● **What is being asked**
Pull out every line below holding the word "Write".

(Plotting code records)
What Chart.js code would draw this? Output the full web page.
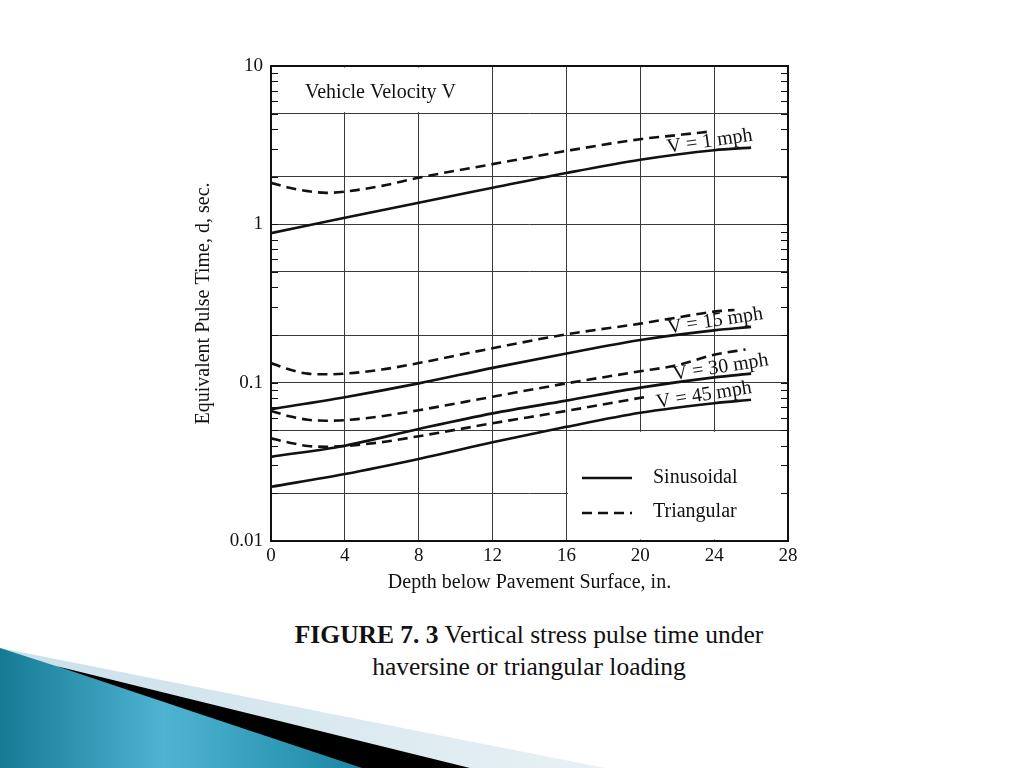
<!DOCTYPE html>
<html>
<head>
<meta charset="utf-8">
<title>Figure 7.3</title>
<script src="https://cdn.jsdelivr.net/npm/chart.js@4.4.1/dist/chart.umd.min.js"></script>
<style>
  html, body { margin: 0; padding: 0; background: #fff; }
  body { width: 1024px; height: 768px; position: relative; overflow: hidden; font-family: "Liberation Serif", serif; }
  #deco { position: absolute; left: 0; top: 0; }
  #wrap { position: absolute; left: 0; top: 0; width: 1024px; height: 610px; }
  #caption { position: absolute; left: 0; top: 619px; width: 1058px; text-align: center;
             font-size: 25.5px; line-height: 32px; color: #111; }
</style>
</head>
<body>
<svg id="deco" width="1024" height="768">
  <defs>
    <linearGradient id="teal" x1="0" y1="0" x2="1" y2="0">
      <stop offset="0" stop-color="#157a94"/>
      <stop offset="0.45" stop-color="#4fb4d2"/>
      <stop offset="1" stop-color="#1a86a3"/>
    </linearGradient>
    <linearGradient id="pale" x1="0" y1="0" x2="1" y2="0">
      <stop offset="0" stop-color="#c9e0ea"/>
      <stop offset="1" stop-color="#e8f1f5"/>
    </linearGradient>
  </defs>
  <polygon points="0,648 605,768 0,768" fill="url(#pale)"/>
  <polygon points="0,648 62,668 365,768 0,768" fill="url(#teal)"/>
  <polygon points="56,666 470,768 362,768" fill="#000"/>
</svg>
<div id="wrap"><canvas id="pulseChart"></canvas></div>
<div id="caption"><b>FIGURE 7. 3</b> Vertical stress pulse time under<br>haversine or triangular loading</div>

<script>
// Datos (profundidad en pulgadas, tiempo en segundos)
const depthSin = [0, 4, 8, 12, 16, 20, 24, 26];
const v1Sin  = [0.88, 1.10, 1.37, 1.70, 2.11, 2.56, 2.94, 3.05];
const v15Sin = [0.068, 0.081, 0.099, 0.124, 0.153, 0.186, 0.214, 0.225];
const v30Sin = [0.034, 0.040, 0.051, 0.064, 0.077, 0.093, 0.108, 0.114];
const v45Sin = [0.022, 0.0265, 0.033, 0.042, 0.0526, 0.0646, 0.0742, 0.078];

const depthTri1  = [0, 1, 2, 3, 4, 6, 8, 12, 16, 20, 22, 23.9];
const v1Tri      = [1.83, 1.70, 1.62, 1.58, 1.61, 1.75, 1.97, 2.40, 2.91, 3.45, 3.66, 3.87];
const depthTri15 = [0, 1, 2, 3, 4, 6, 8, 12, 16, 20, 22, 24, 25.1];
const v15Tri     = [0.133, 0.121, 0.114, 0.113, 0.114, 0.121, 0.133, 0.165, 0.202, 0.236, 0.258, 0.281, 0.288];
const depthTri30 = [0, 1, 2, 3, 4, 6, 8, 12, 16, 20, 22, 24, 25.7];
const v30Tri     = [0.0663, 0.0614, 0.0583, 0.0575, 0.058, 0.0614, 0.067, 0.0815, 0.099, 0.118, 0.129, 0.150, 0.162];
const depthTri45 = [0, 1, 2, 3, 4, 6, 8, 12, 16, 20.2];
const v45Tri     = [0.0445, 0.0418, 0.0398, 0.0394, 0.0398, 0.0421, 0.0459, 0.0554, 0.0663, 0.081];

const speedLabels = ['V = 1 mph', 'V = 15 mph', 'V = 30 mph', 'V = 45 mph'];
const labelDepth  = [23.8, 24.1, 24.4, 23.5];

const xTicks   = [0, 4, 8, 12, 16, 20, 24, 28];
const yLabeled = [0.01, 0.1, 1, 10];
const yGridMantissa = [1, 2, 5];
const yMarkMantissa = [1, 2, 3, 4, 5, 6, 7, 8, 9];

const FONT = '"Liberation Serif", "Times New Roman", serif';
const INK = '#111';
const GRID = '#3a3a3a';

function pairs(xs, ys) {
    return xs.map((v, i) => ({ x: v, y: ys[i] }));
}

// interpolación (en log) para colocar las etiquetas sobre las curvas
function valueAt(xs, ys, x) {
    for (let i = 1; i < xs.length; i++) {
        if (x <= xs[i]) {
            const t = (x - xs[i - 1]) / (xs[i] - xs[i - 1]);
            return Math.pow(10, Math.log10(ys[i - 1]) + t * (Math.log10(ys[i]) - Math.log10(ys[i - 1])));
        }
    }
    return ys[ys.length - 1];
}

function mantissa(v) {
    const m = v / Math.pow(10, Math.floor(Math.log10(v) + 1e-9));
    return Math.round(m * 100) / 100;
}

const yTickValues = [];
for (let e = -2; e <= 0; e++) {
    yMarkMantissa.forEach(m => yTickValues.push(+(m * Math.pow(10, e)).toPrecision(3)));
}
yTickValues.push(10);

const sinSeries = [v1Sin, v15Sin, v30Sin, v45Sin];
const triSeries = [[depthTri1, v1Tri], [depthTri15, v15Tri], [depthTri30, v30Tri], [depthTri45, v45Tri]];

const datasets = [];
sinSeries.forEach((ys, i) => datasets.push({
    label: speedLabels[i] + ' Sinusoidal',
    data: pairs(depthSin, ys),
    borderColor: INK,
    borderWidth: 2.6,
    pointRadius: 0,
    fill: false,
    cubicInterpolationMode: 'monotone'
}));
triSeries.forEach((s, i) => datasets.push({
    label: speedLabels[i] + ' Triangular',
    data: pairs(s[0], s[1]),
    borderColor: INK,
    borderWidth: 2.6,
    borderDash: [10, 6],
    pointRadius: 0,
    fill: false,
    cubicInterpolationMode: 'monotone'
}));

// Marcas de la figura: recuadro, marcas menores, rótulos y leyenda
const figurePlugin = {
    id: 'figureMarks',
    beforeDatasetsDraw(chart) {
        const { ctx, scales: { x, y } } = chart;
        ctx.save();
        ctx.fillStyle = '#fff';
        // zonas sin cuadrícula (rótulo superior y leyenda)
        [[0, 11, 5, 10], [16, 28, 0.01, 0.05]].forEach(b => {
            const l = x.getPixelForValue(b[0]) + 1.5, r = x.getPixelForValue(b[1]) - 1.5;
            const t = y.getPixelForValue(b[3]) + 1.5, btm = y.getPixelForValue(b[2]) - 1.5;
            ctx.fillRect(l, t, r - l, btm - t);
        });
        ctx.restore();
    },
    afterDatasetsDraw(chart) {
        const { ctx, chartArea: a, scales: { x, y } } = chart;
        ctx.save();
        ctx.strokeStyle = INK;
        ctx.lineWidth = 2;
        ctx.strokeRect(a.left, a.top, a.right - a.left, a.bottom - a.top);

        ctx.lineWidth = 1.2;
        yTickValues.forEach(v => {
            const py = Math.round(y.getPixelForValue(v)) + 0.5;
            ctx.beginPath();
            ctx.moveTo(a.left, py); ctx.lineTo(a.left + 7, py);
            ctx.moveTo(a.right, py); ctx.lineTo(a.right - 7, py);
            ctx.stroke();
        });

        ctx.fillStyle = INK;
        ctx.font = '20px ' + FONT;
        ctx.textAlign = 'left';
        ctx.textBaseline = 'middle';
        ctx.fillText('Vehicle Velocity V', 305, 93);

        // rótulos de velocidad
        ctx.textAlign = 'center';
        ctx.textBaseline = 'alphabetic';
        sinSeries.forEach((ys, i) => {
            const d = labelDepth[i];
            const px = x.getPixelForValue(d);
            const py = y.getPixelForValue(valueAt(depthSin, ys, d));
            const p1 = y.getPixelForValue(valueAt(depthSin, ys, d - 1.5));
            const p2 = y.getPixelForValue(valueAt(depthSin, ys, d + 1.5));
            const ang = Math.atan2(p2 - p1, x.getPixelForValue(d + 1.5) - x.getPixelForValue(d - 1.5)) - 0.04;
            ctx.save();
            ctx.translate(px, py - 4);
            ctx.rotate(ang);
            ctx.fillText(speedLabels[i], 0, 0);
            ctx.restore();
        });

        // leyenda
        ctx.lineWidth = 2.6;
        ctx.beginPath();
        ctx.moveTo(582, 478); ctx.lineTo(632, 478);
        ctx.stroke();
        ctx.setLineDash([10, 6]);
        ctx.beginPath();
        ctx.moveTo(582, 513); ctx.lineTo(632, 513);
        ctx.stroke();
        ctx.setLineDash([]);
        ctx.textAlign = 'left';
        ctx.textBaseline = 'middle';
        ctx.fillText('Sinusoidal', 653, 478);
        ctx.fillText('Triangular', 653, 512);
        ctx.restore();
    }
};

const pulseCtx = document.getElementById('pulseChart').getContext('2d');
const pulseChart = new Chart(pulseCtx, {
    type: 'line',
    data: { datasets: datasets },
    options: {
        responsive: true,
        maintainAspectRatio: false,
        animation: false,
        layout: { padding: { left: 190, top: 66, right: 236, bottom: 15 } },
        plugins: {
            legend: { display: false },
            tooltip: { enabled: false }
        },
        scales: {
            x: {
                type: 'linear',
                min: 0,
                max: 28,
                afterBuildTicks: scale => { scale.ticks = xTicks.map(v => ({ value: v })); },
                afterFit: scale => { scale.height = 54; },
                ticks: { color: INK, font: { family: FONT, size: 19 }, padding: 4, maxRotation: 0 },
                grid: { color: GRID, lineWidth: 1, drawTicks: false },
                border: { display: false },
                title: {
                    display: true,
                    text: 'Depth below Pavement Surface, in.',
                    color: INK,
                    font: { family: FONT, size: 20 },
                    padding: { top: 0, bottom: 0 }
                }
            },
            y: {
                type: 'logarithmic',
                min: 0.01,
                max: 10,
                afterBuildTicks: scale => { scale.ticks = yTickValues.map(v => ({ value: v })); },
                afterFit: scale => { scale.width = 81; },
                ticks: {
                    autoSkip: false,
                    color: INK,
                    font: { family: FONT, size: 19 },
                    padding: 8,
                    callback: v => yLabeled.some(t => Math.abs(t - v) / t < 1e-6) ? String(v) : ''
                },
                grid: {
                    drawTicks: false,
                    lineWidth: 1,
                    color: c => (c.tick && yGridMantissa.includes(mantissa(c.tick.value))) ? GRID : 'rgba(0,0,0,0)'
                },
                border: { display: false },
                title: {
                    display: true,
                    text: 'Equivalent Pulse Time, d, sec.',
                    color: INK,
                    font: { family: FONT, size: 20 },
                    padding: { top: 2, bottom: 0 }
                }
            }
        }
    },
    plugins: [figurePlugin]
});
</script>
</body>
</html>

* * *

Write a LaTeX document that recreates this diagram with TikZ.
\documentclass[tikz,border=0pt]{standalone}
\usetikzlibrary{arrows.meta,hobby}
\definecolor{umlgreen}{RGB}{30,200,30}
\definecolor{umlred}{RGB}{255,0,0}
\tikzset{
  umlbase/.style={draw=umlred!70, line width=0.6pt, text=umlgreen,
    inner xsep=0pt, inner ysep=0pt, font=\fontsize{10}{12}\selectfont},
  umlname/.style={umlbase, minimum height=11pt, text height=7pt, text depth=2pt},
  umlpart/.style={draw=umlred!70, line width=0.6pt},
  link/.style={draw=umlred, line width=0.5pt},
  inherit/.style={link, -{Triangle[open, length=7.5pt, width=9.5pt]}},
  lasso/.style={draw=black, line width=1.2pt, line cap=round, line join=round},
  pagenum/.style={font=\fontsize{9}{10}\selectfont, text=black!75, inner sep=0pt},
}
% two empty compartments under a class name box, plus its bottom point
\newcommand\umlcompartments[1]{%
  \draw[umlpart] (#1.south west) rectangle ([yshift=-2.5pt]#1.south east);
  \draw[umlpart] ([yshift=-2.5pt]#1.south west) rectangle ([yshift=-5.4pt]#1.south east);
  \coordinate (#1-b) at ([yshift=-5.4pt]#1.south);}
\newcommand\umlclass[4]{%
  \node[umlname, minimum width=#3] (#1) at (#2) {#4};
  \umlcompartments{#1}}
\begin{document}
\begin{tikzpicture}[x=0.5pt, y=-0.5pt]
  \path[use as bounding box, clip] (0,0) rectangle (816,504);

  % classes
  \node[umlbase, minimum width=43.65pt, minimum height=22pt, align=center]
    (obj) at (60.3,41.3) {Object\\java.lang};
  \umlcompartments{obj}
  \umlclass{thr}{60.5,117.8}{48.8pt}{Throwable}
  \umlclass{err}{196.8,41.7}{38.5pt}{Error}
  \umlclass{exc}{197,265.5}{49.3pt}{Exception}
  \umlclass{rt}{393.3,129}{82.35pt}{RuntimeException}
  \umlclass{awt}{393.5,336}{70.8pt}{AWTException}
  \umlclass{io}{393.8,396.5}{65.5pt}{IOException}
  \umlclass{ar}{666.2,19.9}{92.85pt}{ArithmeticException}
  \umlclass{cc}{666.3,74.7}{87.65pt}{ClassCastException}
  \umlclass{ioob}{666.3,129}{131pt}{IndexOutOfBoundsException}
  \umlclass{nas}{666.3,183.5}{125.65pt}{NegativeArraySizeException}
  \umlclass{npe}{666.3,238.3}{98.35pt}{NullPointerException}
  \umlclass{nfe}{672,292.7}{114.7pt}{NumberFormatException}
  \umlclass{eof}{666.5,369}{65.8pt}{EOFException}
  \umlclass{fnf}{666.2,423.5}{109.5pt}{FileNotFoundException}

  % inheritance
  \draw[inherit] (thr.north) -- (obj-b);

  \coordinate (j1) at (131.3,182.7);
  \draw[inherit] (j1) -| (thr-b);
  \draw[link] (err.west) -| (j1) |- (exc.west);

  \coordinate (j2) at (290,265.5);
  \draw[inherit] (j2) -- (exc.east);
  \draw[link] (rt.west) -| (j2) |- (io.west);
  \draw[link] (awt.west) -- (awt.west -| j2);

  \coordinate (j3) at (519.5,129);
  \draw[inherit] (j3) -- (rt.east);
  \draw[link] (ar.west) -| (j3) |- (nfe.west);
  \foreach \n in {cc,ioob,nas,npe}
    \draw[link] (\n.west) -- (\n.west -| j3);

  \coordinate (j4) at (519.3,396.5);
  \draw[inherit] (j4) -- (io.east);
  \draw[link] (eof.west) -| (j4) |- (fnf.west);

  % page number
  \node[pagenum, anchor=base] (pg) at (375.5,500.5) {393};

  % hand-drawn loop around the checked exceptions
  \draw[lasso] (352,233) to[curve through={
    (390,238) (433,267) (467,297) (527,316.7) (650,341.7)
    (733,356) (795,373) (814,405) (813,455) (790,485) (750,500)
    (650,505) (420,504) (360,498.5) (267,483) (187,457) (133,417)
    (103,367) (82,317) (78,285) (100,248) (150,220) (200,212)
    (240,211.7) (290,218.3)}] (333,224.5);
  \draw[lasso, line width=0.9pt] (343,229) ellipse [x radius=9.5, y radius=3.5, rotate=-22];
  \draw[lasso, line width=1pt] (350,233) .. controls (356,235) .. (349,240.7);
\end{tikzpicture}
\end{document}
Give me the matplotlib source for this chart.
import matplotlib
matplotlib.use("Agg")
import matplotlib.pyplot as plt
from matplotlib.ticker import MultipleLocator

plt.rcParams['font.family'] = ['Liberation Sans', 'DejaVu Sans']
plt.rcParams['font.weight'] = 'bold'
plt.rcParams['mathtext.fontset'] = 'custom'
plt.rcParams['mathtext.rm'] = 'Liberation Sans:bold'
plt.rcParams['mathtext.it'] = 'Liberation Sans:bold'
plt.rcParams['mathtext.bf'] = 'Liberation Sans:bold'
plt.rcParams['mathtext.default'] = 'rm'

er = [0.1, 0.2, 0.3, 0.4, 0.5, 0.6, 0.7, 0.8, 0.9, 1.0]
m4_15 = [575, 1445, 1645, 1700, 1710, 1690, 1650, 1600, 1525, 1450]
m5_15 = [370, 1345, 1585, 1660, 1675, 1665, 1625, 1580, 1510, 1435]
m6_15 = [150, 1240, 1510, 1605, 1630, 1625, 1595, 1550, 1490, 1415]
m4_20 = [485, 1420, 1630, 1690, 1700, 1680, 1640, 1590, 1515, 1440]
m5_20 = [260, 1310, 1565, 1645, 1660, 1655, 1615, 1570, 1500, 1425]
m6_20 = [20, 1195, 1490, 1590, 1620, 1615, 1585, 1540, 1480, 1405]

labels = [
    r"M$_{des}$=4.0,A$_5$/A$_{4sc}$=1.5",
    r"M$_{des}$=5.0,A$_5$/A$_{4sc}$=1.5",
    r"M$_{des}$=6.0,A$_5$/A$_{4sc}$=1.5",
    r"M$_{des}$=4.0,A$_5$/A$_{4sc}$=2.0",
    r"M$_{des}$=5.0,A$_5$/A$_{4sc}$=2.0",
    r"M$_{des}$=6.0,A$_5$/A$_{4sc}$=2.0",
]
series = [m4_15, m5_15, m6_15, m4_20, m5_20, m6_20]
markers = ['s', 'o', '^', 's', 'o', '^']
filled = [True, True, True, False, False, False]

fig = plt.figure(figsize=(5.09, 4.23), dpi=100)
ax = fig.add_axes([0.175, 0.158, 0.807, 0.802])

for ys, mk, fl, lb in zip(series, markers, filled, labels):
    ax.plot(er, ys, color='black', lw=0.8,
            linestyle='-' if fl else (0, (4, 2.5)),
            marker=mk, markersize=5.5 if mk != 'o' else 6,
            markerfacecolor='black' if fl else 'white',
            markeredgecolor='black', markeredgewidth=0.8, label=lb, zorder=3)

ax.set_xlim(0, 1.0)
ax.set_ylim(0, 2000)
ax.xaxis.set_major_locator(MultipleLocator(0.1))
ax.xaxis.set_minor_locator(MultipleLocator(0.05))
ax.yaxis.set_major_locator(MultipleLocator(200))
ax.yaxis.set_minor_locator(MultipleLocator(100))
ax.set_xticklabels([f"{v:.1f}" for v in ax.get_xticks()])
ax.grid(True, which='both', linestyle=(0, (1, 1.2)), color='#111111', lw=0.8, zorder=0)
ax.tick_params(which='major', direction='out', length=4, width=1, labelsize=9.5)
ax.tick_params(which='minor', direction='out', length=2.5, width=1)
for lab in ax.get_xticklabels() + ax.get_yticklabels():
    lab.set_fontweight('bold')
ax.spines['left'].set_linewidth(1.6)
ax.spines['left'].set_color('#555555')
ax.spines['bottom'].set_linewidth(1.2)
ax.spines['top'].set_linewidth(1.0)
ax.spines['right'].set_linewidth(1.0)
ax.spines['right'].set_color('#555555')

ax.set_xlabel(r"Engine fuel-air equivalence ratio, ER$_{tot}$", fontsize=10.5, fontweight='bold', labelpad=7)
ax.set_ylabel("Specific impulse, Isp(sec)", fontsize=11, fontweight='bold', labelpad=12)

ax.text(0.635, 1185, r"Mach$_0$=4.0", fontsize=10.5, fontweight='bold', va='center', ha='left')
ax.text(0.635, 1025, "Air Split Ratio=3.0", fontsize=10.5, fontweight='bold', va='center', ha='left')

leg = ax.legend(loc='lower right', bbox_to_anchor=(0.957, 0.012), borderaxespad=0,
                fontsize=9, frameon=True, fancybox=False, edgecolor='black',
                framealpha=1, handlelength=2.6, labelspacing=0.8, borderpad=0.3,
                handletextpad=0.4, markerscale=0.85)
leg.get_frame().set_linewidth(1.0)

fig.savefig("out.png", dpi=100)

* * *

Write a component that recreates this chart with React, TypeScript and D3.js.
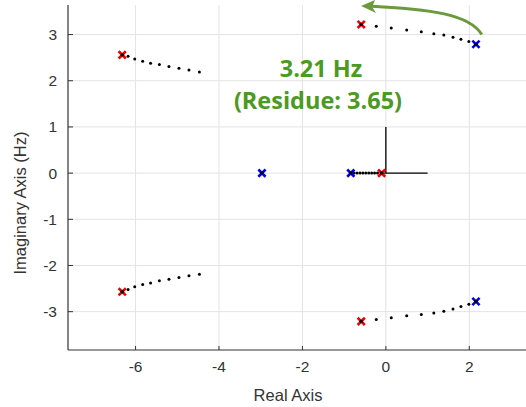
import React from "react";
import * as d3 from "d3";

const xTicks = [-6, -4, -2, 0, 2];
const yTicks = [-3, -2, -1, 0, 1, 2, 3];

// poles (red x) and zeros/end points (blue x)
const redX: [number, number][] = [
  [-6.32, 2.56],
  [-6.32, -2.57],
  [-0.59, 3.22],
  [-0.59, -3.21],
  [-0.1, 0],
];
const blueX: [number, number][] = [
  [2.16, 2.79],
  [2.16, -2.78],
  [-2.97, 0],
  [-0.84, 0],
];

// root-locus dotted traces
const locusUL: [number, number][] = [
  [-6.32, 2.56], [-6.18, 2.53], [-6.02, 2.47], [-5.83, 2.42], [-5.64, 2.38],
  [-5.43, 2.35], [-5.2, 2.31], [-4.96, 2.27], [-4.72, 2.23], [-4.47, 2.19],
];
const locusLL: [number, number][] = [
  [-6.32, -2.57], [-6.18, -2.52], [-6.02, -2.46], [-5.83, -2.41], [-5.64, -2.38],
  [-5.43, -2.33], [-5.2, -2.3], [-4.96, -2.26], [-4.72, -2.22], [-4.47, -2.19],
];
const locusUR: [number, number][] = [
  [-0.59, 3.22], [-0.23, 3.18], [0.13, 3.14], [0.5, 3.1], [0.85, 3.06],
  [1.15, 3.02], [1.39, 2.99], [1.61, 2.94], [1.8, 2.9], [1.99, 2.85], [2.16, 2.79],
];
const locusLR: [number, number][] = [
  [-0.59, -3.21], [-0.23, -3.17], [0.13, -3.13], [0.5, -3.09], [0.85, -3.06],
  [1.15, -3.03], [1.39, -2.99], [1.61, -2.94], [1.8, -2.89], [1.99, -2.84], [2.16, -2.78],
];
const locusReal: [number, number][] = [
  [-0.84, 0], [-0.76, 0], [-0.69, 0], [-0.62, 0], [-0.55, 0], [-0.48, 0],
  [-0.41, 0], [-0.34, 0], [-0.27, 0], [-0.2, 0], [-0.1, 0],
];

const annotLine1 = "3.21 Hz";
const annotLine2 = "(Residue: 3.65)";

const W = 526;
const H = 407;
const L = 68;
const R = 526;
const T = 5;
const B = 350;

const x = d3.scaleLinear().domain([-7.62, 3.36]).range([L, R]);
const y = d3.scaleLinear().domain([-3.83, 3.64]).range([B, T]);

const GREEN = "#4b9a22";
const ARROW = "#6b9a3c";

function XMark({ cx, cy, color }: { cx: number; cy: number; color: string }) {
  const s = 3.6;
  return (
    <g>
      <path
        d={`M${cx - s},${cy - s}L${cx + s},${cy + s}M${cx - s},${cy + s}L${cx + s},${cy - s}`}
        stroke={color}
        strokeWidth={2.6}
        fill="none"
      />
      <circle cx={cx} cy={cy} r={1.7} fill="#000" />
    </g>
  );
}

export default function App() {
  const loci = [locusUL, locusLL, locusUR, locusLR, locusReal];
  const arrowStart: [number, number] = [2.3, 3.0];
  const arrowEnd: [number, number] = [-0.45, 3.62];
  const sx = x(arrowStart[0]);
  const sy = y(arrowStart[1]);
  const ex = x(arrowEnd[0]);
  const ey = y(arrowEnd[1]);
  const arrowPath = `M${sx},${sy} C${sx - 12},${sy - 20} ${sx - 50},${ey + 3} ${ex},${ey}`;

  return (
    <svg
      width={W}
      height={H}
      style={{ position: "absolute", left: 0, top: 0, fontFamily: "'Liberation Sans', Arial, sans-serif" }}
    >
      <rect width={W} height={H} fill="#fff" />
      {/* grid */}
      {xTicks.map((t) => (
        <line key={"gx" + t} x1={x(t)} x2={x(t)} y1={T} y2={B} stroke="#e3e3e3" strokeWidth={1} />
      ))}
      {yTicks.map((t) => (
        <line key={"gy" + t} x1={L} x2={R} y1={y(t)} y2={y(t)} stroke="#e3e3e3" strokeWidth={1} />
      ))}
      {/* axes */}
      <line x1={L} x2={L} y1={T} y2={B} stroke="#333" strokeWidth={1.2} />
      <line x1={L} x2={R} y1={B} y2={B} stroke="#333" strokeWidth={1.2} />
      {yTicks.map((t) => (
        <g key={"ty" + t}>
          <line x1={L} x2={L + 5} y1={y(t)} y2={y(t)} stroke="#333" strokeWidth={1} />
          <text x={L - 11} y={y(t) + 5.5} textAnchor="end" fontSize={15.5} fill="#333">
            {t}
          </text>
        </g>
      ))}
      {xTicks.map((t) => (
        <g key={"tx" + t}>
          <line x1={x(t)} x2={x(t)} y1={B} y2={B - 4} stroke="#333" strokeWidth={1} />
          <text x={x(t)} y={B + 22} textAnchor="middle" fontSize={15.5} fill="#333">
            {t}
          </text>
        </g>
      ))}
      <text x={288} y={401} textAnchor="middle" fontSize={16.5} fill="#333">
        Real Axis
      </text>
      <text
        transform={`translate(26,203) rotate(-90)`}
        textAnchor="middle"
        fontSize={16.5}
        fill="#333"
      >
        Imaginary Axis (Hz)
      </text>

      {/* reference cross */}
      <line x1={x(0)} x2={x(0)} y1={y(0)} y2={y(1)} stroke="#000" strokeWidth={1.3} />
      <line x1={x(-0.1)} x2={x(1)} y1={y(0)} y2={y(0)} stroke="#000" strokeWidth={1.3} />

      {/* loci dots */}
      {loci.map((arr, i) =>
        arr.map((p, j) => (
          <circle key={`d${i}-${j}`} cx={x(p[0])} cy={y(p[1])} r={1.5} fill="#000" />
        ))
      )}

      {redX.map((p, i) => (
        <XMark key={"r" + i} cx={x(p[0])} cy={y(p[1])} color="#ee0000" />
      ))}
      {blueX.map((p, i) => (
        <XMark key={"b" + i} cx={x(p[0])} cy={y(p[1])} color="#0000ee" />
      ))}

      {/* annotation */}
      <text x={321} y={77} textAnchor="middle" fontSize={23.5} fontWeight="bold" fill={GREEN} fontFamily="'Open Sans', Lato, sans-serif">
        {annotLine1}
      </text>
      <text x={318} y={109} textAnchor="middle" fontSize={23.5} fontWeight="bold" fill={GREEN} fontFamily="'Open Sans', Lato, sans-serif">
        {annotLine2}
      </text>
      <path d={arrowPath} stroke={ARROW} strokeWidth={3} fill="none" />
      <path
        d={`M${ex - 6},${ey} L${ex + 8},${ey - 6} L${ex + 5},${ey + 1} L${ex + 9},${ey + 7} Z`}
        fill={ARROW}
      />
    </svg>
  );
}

● **Answer to this exercise**
Write a LaTeX document that recreates this diagram with TikZ.
Write a component that recreates this chart with React, TypeScript and D3.js.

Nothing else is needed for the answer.